Disadvantages of a Corporation
- The process of incorporation requires more time and money than other forms of organization.
- Corporations are monitored by federal, state, and some local agencies and as a result may have more paperwork to comply with regulations
- Incorporating may result in higher overall taxes. Dividends paid to shareholders are not deductible from business income; thus it can be taxed twice.
Subchapter S Corporations
An S corporation (S-corp) is a tax election only; this election enables the shareholder to treat the earnings and proﬁts as distributions and have them pass through directly to their personal tax return. The catch here is that the shareholder, if working for the company, and if there is a proﬁt, must pay him/herself wages, and must meet standards of “reasonable compensation.” This can vary by geographical region, as well as occupation, but the basic rule is to pay yourself what you would have to pay someone to do your job, as long as there is enough proﬁt. If you do not do this, the Internal Revenue Service (IRS) can reclassify all of the earnings and proﬁt as wages and you will be liable for all of the payroll taxes on the total amount.
Limited Liability Company
A limited liability company (LLC) is a hybrid type of legal structure that provides the limited liability features of a corporation and the tax efficiencies and operational ﬂexibility of a partnership. The owners of an LLC are referred to as members. Depending on the state, the members can consist of a single individual (one owner), two or more individuals, corporations, or other LLCs.

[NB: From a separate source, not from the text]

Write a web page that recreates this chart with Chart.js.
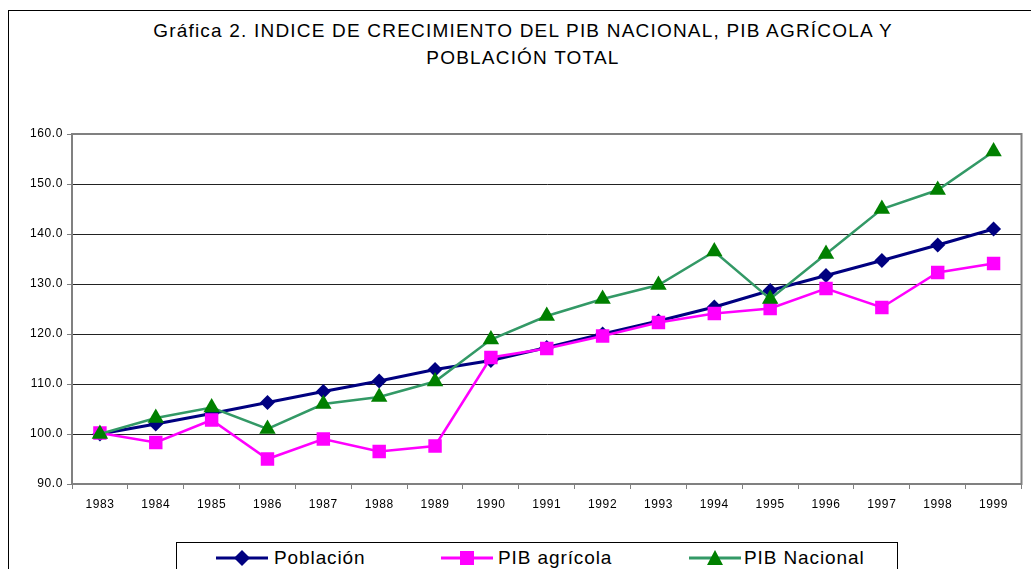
<!DOCTYPE html>
<html>
<head>
<meta charset="utf-8">
<script src="https://cdn.jsdelivr.net/npm/chart.js@4.4.1/dist/chart.umd.min.js"></script>
<style>
  body { margin: 0; background: #fff; font-family: Arial, "Liberation Sans", sans-serif; }
  #wrap { position: relative; width: 1031px; height: 569px; overflow: hidden; }
  #frame { position: absolute; left: 8px; top: 10px; width: 1040px; height: 600px; border: 1px solid #000; }
  #title { position: absolute; left: 8px; top: 17px; width: 1030px; text-align: center; font-size: 19px; line-height: 27px; letter-spacing: 1.2px; color: #000; }
  #chart { position: absolute; left: 0; top: 0; }
  #legend { position: absolute; left: 176px; top: 542px; width: 720px; height: 32px; border: 1px solid #000; background: #fff; }
  .item { position: absolute; top: 3px; font-size: 19px; line-height: 24px; letter-spacing: 0.9px; white-space: nowrap; }
  .item svg { position: absolute; left: 0; top: 2px; }
  .item span { position: absolute; }
</style>
</head>
<body>
<div id="wrap">
  <div id="frame"></div>
  <div id="title">Gráfica 2. INDICE DE CRECIMIENTO DEL PIB NACIONAL, PIB AGRÍCOLA Y<br>POBLACIÓN TOTAL</div>
  <canvas id="chart" width="1031" height="569"></canvas>
  <div id="legend">
    <div class="item" style="left:39px">
      <svg width="52" height="20"><line x1="0" y1="10" x2="52" y2="10" stroke="#000080" stroke-width="3"/><polygon points="26,2 34,10 26,18 18,10" fill="#000080"/></svg>
      <span style="left:58px">Población</span>
    </div>
    <div class="item" style="left:264px">
      <svg width="52" height="20"><line x1="0" y1="10" x2="52" y2="10" stroke="#ff00ff" stroke-width="3"/><rect x="19" y="3" width="14" height="14" fill="#ff00ff"/></svg>
      <span style="left:57px">PIB agrícola</span>
    </div>
    <div class="item" style="left:512px">
      <svg width="52" height="20"><line x1="0" y1="10" x2="52" y2="10" stroke="#339966" stroke-width="3"/><polygon points="26,2 34,17 18,17" fill="#008000"/></svg>
      <span style="left:55px">PIB Nacional</span>
    </div>
  </div>
</div>
<script>
var years = ['1983', '1984', '1985', '1986', '1987', '1988', '1989', '1990', '1991',
    '1992', '1993', '1994', '1995', '1996', '1997', '1998', '1999'];
var poblacion = [100.0, 102.0, 104.1, 106.3, 108.5, 110.6, 112.9, 114.7, 117.3,
    120.0, 122.6, 125.4, 128.7, 131.7, 134.7, 137.8, 141.0];
var pibAgricola = [100.2, 98.3, 102.8, 95.0, 99.0, 96.5, 97.6, 115.3, 117.1,
    119.6, 122.3, 124.1, 125.1, 129.1, 125.3, 132.3, 134.1];
var pibNacional = [100.0, 103.2, 105.3, 101.0, 106.0, 107.4, 110.5, 118.9, 123.6,
    127.0, 129.8, 136.5, 127.0, 136.0, 145.0, 148.8, 156.5];
var yMin = 90, yMax = 160, yStep = 10;

var FONT = 'Arial, "Liberation Sans", sans-serif';

// grey frame round the plot area
var plotFrame = {
    id: 'plotFrame',
    beforeDraw: function (chart) {
        chart.ctx.letterSpacing = '0.6px';
    },
    afterDatasetsDraw: function (chart) {
        var a = chart.chartArea, ctx = chart.ctx;
        ctx.save();
        ctx.strokeStyle = '#808080';
        ctx.lineWidth = 2;
        ctx.strokeRect(a.left, a.top, a.right - a.left, a.bottom - a.top);
        ctx.restore();
    }
};

var ctx = document.getElementById('chart').getContext('2d');
var chart = new Chart(ctx, {
    type: 'line',
    data: {
        labels: years,
        datasets: [{
            label: 'Población',
            data: poblacion,
            borderColor: '#000080',
            backgroundColor: '#000080',
            borderWidth: 3,
            pointStyle: 'rectRot',
            pointRadius: 7.5,
            pointBorderWidth: 0,
            order: 3
        }, {
            label: 'PIB agrícola',
            data: pibAgricola,
            borderColor: '#ff00ff',
            backgroundColor: '#ff00ff',
            borderWidth: 2.5,
            pointStyle: 'rect',
            pointRadius: 9.5,
            pointBorderWidth: 0,
            order: 2
        }, {
            label: 'PIB Nacional',
            data: pibNacional,
            borderColor: '#339966',
            backgroundColor: '#008000',
            borderWidth: 2.5,
            pointStyle: 'triangle',
            pointRadius: 9.5,
            pointBorderWidth: 0,
            order: 1
        }]
    },
    options: {
        responsive: false,
        animation: false,
        layout: { padding: { left: 0, right: 4, top: 134, bottom: 55 } },
        plugins: {
            legend: { display: false },
            title: { display: false },
            tooltip: { enabled: false }
        },
        scales: {
            x: {
                offset: true,
                grid: {
                    offset: true,
                    drawOnChartArea: false,
                    drawTicks: true,
                    tickLength: 5,
                    tickColor: '#808080',
                    tickWidth: 1
                },
                border: { color: '#808080', width: 2 },
                ticks: { color: '#000', font: { family: FONT, size: 12 }, padding: 8, maxRotation: 0 },
                afterFit: function (scale) { scale.height = 30; }
            },
            y: {
                min: yMin,
                max: yMax,
                grid: {
                    color: '#222',
                    lineWidth: 1,
                    drawTicks: true,
                    tickLength: 5,
                    tickColor: '#808080'
                },
                border: { color: '#808080', width: 2 },
                ticks: {
                    stepSize: yStep,
                    color: '#000',
                    padding: 4,
                    font: { family: FONT, size: 12 },
                    callback: function (v) { return v.toFixed(1); }
                },
                afterFit: function (scale) { scale.width = 72; }
            }
        }
    },
    plugins: [plotFrame]
});
</script>
</body>
</html>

Unlike shareholders in a corporation, LLCs are not taxed as a separate business entity. Instead, all proﬁts and losses are passed through the business to each member of the LLC. LLC members report proﬁts and losses on their personal federal tax returns, just like the owners of a partnership would.
Like a corporation, an LLC can also apply for S-corp status. The organization remains a limited liability company from a legal standpoint, but is treated as an S-corp for tax purposes. For more information on the pros and cons of S-corps status for LLCs, visit the SBA’s website.
Advantages of an LLC
- Members are protected from personal liability for business decisions or actions of the LLC.

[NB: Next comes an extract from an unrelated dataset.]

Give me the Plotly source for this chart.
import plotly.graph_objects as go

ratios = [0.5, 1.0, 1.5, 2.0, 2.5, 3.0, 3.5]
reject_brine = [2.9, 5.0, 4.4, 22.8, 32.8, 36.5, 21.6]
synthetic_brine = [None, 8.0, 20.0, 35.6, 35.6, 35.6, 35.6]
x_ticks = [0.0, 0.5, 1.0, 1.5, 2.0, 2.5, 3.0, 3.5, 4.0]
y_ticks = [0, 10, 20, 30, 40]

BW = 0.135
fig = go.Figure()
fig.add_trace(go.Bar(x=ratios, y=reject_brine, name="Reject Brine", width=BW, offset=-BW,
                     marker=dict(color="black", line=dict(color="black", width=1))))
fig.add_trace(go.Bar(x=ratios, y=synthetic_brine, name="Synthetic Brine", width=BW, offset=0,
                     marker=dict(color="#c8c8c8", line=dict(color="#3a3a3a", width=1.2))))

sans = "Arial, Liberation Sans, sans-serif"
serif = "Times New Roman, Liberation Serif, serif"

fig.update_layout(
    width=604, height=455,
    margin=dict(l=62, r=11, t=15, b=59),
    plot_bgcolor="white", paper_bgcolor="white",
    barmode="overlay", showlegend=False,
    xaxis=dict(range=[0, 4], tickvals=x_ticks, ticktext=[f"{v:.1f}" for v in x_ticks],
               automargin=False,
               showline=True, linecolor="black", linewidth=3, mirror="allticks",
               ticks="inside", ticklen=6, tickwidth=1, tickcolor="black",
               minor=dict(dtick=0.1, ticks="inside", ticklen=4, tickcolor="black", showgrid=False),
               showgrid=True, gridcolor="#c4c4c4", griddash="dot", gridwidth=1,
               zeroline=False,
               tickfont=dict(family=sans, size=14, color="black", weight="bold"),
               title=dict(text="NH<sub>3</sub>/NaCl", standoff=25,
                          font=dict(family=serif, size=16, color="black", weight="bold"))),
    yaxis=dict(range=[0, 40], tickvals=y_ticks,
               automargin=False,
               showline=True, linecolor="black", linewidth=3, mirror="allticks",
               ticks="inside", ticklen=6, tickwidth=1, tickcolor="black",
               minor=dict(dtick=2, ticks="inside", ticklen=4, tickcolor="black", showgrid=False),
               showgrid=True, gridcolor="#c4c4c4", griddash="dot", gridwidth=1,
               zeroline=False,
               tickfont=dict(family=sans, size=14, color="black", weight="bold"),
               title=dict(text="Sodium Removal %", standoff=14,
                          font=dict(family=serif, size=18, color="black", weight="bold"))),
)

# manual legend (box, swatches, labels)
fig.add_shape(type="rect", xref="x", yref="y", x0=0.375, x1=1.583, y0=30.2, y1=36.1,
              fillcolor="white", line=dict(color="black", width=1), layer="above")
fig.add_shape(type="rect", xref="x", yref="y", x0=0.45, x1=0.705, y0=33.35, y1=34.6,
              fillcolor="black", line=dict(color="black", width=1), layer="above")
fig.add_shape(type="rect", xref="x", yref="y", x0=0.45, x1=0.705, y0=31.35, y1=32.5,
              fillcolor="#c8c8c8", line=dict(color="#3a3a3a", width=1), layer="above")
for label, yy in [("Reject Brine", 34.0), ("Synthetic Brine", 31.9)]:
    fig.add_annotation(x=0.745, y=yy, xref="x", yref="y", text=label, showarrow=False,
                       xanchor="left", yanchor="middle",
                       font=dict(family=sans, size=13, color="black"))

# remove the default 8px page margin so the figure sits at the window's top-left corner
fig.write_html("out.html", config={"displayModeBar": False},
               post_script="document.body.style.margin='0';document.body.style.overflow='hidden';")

- This means that if the LLC incurs debt or is sued, members’ personal assets are usually exempt. This is similar to the liability protections afforded to shareholders of a corporation. Keep in mind that limited liability means “limited” liability – members are not necessarily shielded from wrongful acts, including those of their employees.
- An LLC’s operational ease is one of its greatest advantages. Compared to an S-corp, there is less registration paperwork and there are smaller start-up costs.
- There are fewer restrictions on proﬁt sharing within an LLC, as members distribute proﬁts as they see ﬁt. Members might contribute different proportions of capital and sweat equity.
- Consequently, it is up to the members themselves to decide who has earned what percentage of the proﬁts or losses.
Disadvantages of an LLC
- In many states, when a member leaves an LLC, the business is dissolved and the members must fulﬁll all remaining legal and business obligations to close the business. The remaining members can decide if they want to start a new LLC or part ways. Provisions, however, can be included in operating agreements to prolong the life of the LLC if a member decides to leave the business.
- Members of an LLC are considered self-employed and must pay the self-employment tax.